▶ [Given information]:

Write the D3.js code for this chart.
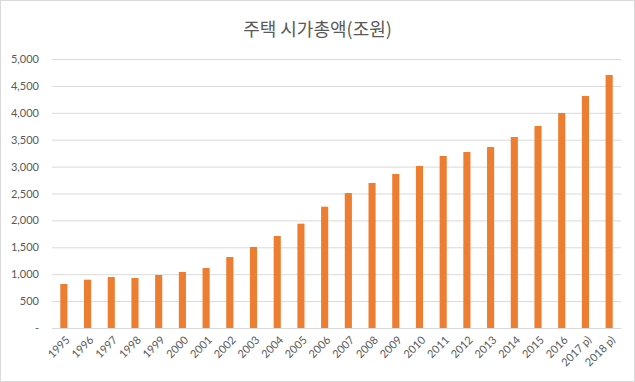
<!DOCTYPE html>
<html><head><meta charset="utf-8">
<script src="https://cdn.jsdelivr.net/npm/d3@7"></script>
<style>body{margin:0;background:#fff}svg{display:block}</style>
</head><body>
<svg id="c" width="635" height="382"></svg>
<script>
const categories = ["1995","1996","1997","1998","1999","2000","2001","2002","2003","2004","2005","2006","2007","2008","2009","2010","2011","2012","2013","2014","2015","2016","2017 p)","2018 p)"];
const values = [818,898,948,929,985,1041,1115,1320,1506,1710,1939,2255,2509,2695,2862,3011,3197,3271,3364,3550,3755,3996,4312,4703];
const yTicks = [0,500,1000,1500,2000,2500,3000,3500,4000,4500,5000];
const title = "주택 시가총액(조원)";

const svg = d3.select("#c");
const W = 635, H = 382;
const m = {left:52, right:14, top:59, bottom:54};
svg.append("rect").attr("x",0.5).attr("y",0.5).attr("width",W-1).attr("height",H-1)
  .attr("fill","#fff").attr("stroke","#d9d9d9");

const x = d3.scaleBand().domain(categories).range([m.left, W-m.right]).paddingInner(0.7).paddingOuter(0.35);
const y = d3.scaleLinear().domain([0,5000]).range([H-m.bottom, m.top]);

const fmt = d => d===0 ? "-" : d3.format(",")(d);
const ya = svg.append("g").attr("transform",`translate(${m.left},0)`)
  .call(d3.axisLeft(y).tickValues(yTicks).tickFormat(fmt).tickSize(-(W-m.right-m.left)).tickPadding(13));
ya.select(".domain").remove();
ya.selectAll(".tick line").attr("stroke","#d9d9d9").attr("stroke-width",1);
ya.selectAll(".tick text").attr("fill","#595959").attr("font-family","Lato, 'Liberation Sans', sans-serif").attr("font-size",11);

svg.append("g").selectAll("rect").data(values).join("rect")
  .attr("x",(d,i)=>x(categories[i])).attr("width",x.bandwidth())
  .attr("y",d=>y(d)).attr("height",d=>y(0)-y(d)).attr("fill","#ed7d31");

const xa = svg.append("g").attr("transform",`translate(0,${H-m.bottom})`)
  .call(d3.axisBottom(x).tickSize(0).tickPadding(0));
xa.select(".domain").attr("stroke","#d9d9d9");
xa.selectAll(".tick text").attr("fill","#595959").attr("font-family","Lato, 'Liberation Sans', sans-serif").attr("font-size",11)
  .attr("text-anchor","end").attr("dy","0.35em").attr("transform","translate(4,10) rotate(-45)");

svg.append("text").attr("x",W/2).attr("y",36).attr("text-anchor","middle")
  .attr("fill","#595959").attr("font-family","'Noto Sans CJK KR', sans-serif").attr("font-size",18).text(title);
</script>
</body></html>
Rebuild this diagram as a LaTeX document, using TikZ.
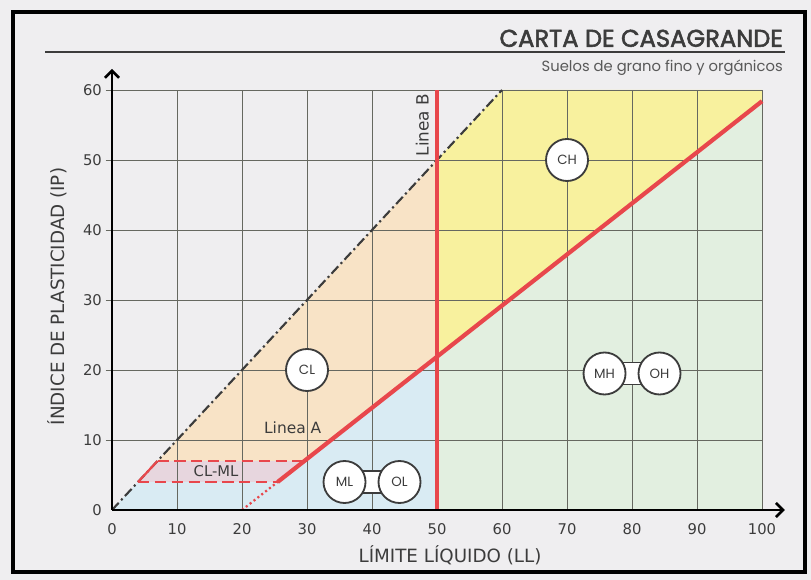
\documentclass[tikz,border=0pt]{standalone}
\usepackage{fontspec}
\setmainfont{DejaVu Sans}
\newfontfamily\gothic{Poppins}
\newfontfamily\gothicbold[FakeBold=2.2]{Poppins}
\usetikzlibrary{arrows.meta}

\definecolor{paper}{HTML}{EFEEF0}
\definecolor{zoneCL}{HTML}{F8E3C6}
\definecolor{zoneCH}{HTML}{F8F19E}
\definecolor{zoneML}{HTML}{D9EBF3}
\definecolor{zoneMH}{HTML}{E2EFE0}
\definecolor{zoneband}{HTML}{E7D6DE}
\definecolor{linered}{HTML}{E8474C}
\definecolor{gridgray}{HTML}{666860}
\definecolor{ink}{HTML}{3C3C3C}

\pgfdeclarelayer{sheet}
\pgfdeclarelayer{zones}
\pgfdeclarelayer{links}
\pgfsetlayers{sheet,zones,links,main}

\tikzset{
  soil/.style={circle, draw=ink, line width=1.3pt, fill=white, minimum size=1.05cm,
    inner sep=0pt, font=\gothic\fontsize{9.5}{10}\selectfont, text=ink},
  link/.style={draw=ink, line width=1.3pt, fill=white},
  redline/.style={draw=linered, line width=3pt},
  gridline/.style={draw=gridgray, line width=0.6pt},
  tick/.style={font=\fontsize{10.5}{12}\selectfont, text=ink},
  axislabel/.style={font=\fontsize{13}{15}\selectfont, text=ink},
}

\begin{document}
\begin{tikzpicture}
  \useasboundingbox (0,0) rectangle (20.275,14.5);
  \begin{pgfonlayer}{sheet}
    \fill[paper] (0,0) rectangle (20.275,14.5);
  \end{pgfonlayer}
  \draw[black, line width=3pt] (0.325,0.2) rectangle (20.125,14.2);

  % title
  \draw[ink, line width=1.6pt] (1.125,13.2) -- (19.625,13.2);
  \node[anchor=base east, inner sep=0pt, text=ink, font=\gothicbold\fontsize{17.2}{19}\selectfont] (title) at (19.575,13.33) {CARTA DE CASAGRANDE};
  \node[anchor=base east, inner sep=0pt, text=ink!85, font=\gothic\fontsize{10.5}{12}\selectfont] (subtitle) at (19.575,12.7) {Suelos de grano fino y orgánicos};

  \begin{scope}[shift={(2.8,1.75)}, x=0.1625cm, y=0.175cm]
    \coordinate (A0) at (20,0);
    \coordinate (A4) at (25.48,4);
    \coordinate (A7) at (29.59,7);
    \coordinate (A50) at (50,21.9);
    \coordinate (A100) at (100,58.4);
    \coordinate (U4) at (4,4);
    \coordinate (U7) at (7,7);
    \coordinate (U50) at (50,50);
    \coordinate (U60) at (60,60);

    \begin{pgfonlayer}{zones}
      % zones
      \fill[zoneML] (0,0) -- (U4) -- (A4) -- (A50) -- (50,0) -- cycle;
      \fill[zoneband] (U4) -- (A4) -- (A7) -- (U7) -- cycle;
      \fill[zoneCL] (U7) -- (A7) -- (A50) -- (U50) -- cycle;
      \fill[zoneCH] (A50) -- (U50) -- (U60) -- (100,60) -- (A100) -- cycle;
      \fill[zoneMH] (50,0) -- (A50) -- (A100) -- (100,0) -- cycle;

      % grid
      \foreach \x in {10,20,...,100}
        \draw[gridline] (\x,0) -- (\x,60);
      \foreach \y in {10,20,...,60}
        \draw[gridline] (-1,\y) -- (100,\y);

      % lines
      \draw[ink, line width=1.5pt, dash pattern=on 7pt off 2.5pt on 1.5pt off 2.5pt] (0,0) -- (U60);
      \draw[linered, line width=1.6pt] (U4) -- (U7);
      \draw[linered, line width=2pt, dash pattern=on 8pt off 4pt] (U4) -- (A4);
      \draw[linered, line width=2pt, dash pattern=on 8pt off 4pt] (U7) -- (A7);
      \draw[linered, line width=1.6pt, dash pattern=on 1.5pt off 2pt] (A0) -- (A4);
      \draw[redline] (A4) -- (A100);
      \draw[redline, line width=2.8pt] (50,0) -- (50,60);

      % axes
      \draw[black, line width=1.8pt, -{Straight Barb[length=5pt,width=10pt]}] (0,0) -- (0,63);
      \draw[black, line width=1.8pt, -{Straight Barb[length=5pt,width=10pt]}] (0,0) -- (103.5,0);
    \end{pgfonlayer}

    % ticks
    \foreach \x in {0,10,...,100}
      \node[tick, anchor=north] (xt\x) at (\x,-1.2) {\x};
    \foreach \y in {0,10,...,60}
      \node[tick, anchor=east] (yt\y) at (-0.8,\y) {\y};

    \node[axislabel, rotate=90] (ylabel) at (-8.5,30.5) {ÍNDICE DE PLASTICIDAD (IP)};
    \node[axislabel] (xlabel) at (52,-6.4) {LÍMITE LÍQUIDO (LL)};

    \node[font=\fontsize{11}{12}\selectfont, text=ink] (lineaA) at (27.8,11.7) {Linea A};
    \node[font=\fontsize{12}{13}\selectfont, text=ink, rotate=90, anchor=south] (lineaB) at (49.5,55) {Linea B};
    \node[font=\fontsize{10.5}{12}\selectfont, text=ink] (clml) at (16,5.5) {CL-ML};

    % soil groups
    \node[soil] (CL) at (30,20) {CL};
    \node[soil] (CH) at (70,50) {CH};
    \node[soil] (ML) at (35.77,4) {ML};
    \node[soil] (OL) at (44.23,4) {OL};
    \node[soil] (MH) at (75.77,19.5) {MH};
    \node[soil] (OH) at (84.23,19.5) {OH};

    \begin{pgfonlayer}{links}
      \draw[link] ([yshift=-0.275cm]ML.center) rectangle ([yshift=0.275cm]OL.center);
      \draw[link] ([yshift=-0.275cm]MH.center) rectangle ([yshift=0.275cm]OH.center);
    \end{pgfonlayer}
  \end{scope}
\end{tikzpicture}
\end{document}
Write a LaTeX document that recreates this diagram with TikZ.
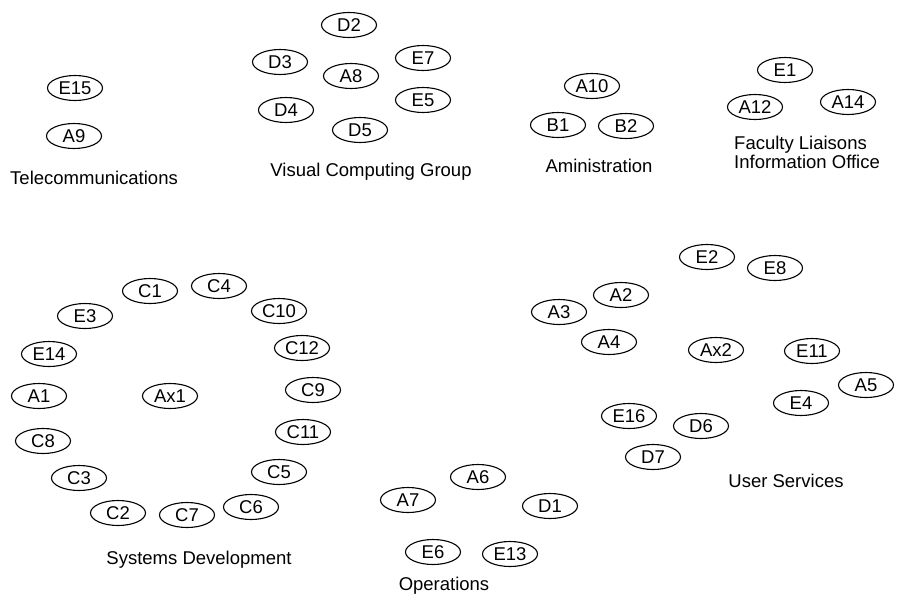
\documentclass[tikz,border=0pt]{standalone}
\usepackage{fontspec}
\setmainfont{Liberation Sans}
\usetikzlibrary{shapes.geometric}
\begin{document}
\begin{tikzpicture}[x=1pt,y=-1pt,
  member/.style={ellipse,draw=black,line width=1.1pt,minimum width=55pt,minimum height=25pt,
    inner sep=0pt,font=\fontsize{18.5}{19}\selectfont},
  group/.style={font=\fontsize{18.5}{19}\selectfont,inner sep=0pt,align=left}]
\useasboundingbox (0,0) rectangle (905,598);

% Telecommunications
\node[member] (E15) at (75,88) {E15};
\node[member] (A9)  at (74,136) {A9};
\node[group] (telecom) at (94,178) {Telecommunications};

% Visual Computing Group
\node[member] (D2) at (349,25) {D2};
\node[member] (D3) at (280,62) {D3};
\node[member] (E7) at (423,58) {E7};
\node[member] (A8) at (351,76) {A8};
\node[member] (E5) at (423,100) {E5};
\node[member] (D4) at (286,110) {D4};
\node[member] (D5) at (360,130) {D5};
\node[group] (vcg) at (371,172) {Visual Computing Group};

% Aministration
\node[member] (A10) at (592,86) {A10};
\node[member] (B1)  at (558,125) {B1};
\node[member] (B2)  at (626,126) {B2};
\node[group] (admin) at (599,166) {Aministration};

% Faculty Liaisons / Information Office
\node[member] (E1)  at (785,70) {E1};
\node[member] (A12) at (755,107) {A12};
\node[member] (A14) at (848,102) {A14};
\node[group,anchor=west] (faculty) at (734,152) {Faculty Liaisons\\Information Office};

% Systems Development
\node[member] (C1)  at (150,291) {C1};
\node[member] (C4)  at (219,286) {C4};
\node[member] (C10) at (279,311) {C10};
\node[member] (E3)  at (85,316) {E3};
\node[member] (C12) at (302,348) {C12};
\node[member] (E14) at (49,354) {E14};
\node[member] (A1)  at (39,396) {A1};
\node[member] (Ax1) at (170,396) {Ax1};
\node[member] (C9)  at (313,390) {C9};
\node[member] (C8)  at (43,441) {C8};
\node[member] (C11) at (303,432) {C11};
\node[member] (C3)  at (79,478) {C3};
\node[member] (C5)  at (279,472) {C5};
\node[member] (C2)  at (118,513) {C2};
\node[member] (C7)  at (187,515) {C7};
\node[member] (C6)  at (251,507) {C6};
\node[group] (sysdev) at (199,560) {Systems Development};

% User Services
\node[member] (E2)  at (707,257) {E2};
\node[member] (E8)  at (775,268) {E8};
\node[member] (A2)  at (621,295) {A2};
\node[member] (A3)  at (559,312) {A3};
\node[member] (A4)  at (609,342) {A4};
\node[member] (Ax2) at (716,350) {Ax2};
\node[member] (E11) at (812,351) {E11};
\node[member] (A5)  at (866,385) {A5};
\node[member] (E4)  at (801,403) {E4};
\node[member] (E16) at (629,416) {E16};
\node[member] (D6)  at (701,426) {D6};
\node[member] (D7)  at (653,457) {D7};
\node[group] (usersvc) at (786,481) {User Services};

% Operations
\node[member] (A6)  at (478,477) {A6};
\node[member] (A7)  at (408,500) {A7};
\node[member] (D1)  at (550,506) {D1};
\node[member] (E6)  at (433,552) {E6};
\node[member] (E13) at (510,554) {E13};
\node[group] (ops) at (444,586) {Operations};
\end{tikzpicture}
\end{document}
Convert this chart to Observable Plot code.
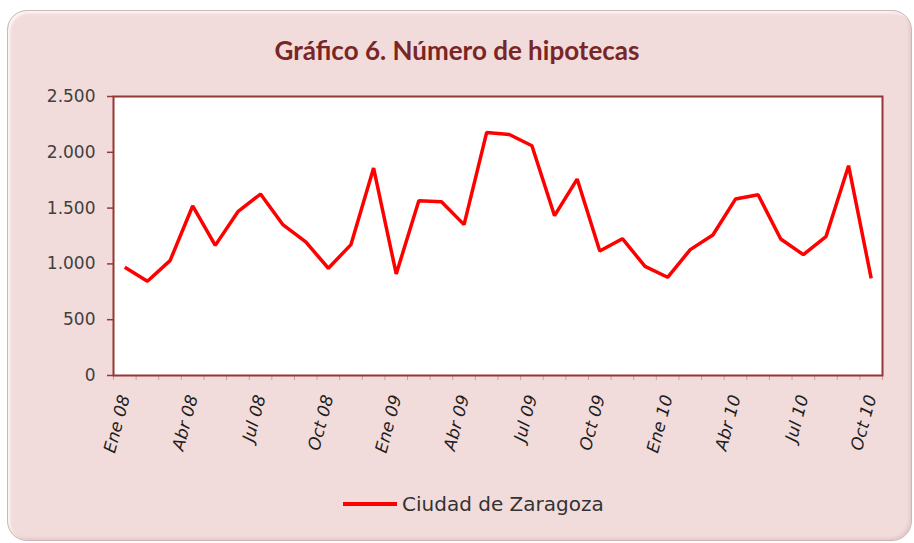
<!DOCTYPE html>
<html>
<head>
<meta charset="utf-8">
<script src="https://cdn.jsdelivr.net/npm/d3@7"></script>
<script src="https://cdn.jsdelivr.net/npm/@observablehq/plot@0.6"></script>
<style>
  html, body { margin: 0; padding: 0; background: #ffffff; }
  body { width: 914px; height: 543px; position: relative; overflow: hidden; }
  #card {
    position: absolute; left: 7px; top: 10px; width: 903px; height: 529px;
    background: #f2dcdb; border-radius: 20px;
    border: 1px solid #cdb6b5;
    box-shadow: inset 2px 2px 3px rgba(255,255,255,0.8), inset -2px -2px 3px rgba(200,170,170,0.35);
  }
  #title {
    position: absolute; left: 0; top: 35px; width: 914px; text-align: center;
    font-family: Lato, "Open Sans", sans-serif; font-weight: 700; font-size: 26px;
    line-height: 30px; color: #7a2626;
  }
  #chart { position: absolute; left: 0; top: 80px; }
  #legend {
    position: absolute; left: 343px; top: 490px; height: 28px;
    display: flex; align-items: center;
    font-family: "DejaVu Sans", sans-serif; font-size: 20px; color: #333333;
  }
  #legend .sw { display: inline-block; width: 54px; height: 3.5px; background: #ff0000; margin-right: 5px; }
</style>
</head>
<body>
<div id="card"></div>
<div id="title">Gráfico 6. Número de hipotecas</div>
<div id="chart"></div>
<div id="legend"><span class="sw"></span><span id="legendText"></span></div>
<script>
const seriesName = "Ciudad de Zaragoza";
const months = [
  "Ene 08","Feb 08","Mar 08","Abr 08","May 08","Jun 08","Jul 08","Ago 08","Sep 08","Oct 08","Nov 08","Dic 08",
  "Ene 09","Feb 09","Mar 09","Abr 09","May 09","Jun 09","Jul 09","Ago 09","Sep 09","Oct 09","Nov 09","Dic 09",
  "Ene 10","Feb 10","Mar 10","Abr 10","May 10","Jun 10","Jul 10","Ago 10","Sep 10","Oct 10"
];
const values = [
  969, 844, 1029, 1519, 1166, 1468, 1626, 1349, 1197, 961, 1173, 1859,
  910, 1566, 1557, 1352, 2178, 2160, 2059, 1432, 1760, 1115, 1226, 978,
  880, 1128, 1259, 1581, 1620, 1223, 1083, 1244, 1880, 871
];
const yTicks = [0, 500, 1000, 1500, 2000, 2500];
const labelEvery = 3;

document.getElementById("legendText").textContent = seriesName;

const data = months.map((m, i) => ({i, month: m, value: values[i]}));
const labelIdx = months.map((m, i) => i).filter(i => i % labelEvery === 0);
const boundaries = d3.range(months.length + 1).map(i => i - 0.5);
const es = d3.formatLocale({decimal: ",", thousands: ".", grouping: [3], currency: ["", " €"]});
const fmt = es.format(",d");

const chart = Plot.plot({
  width: 914,
  height: 390,
  marginLeft: 113,
  marginRight: 32,
  marginTop: 16,
  marginBottom: 95,
  style: {background: "transparent", fontFamily: "'DejaVu Sans', sans-serif", fontSize: "17px", overflow: "visible"},
  x: {type: "linear", domain: [-0.5, months.length - 0.5], axis: null},
  y: {domain: [0, 2500], axis: null},
  marks: [
    Plot.frame({fill: "#ffffff", stroke: null}),
    Plot.line(data, {x: "i", y: "value", stroke: "#ff0000", strokeWidth: 3.5, strokeLinejoin: "miter", strokeLinecap: "butt"}),
    Plot.axisX({ticks: boundaries, tickFormat: () => "", tickSize: 5, stroke: "#d49a9a", strokeWidth: 1, label: null}),
    Plot.axisX({ticks: labelIdx, tickFormat: i => months[i], tickSize: 0, tickPadding: 20, tickRotate: -75,
                fontStyle: "italic", fill: "#1e1e1e", fontSize: 17, label: null}),
    Plot.axisY({ticks: yTicks, tickFormat: fmt, tickSize: 6, tickPadding: 12, stroke: "#953735", strokeWidth: 1.5,
                fill: "#404040", fontSize: 17, label: null}),
    Plot.frame({stroke: "#953735", strokeWidth: 2})
  ]
});
document.getElementById("chart").appendChild(chart);
</script>
</body>
</html>
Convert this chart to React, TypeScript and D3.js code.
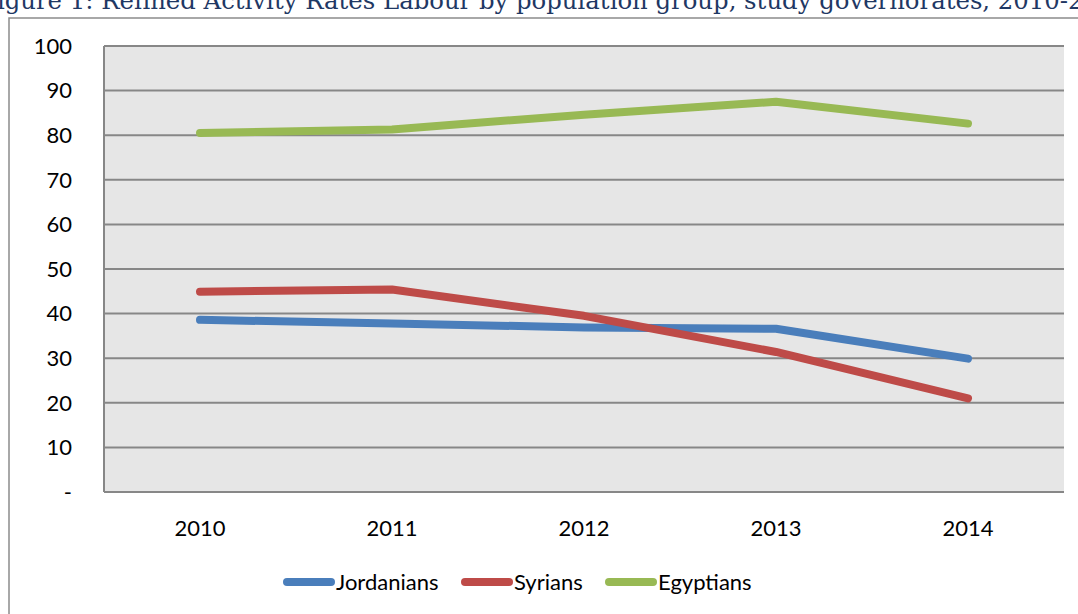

▶ [Exercise description]:
Tell how many lines hold the string "code", giving the number and nothing else.

▶ [Solution]:
3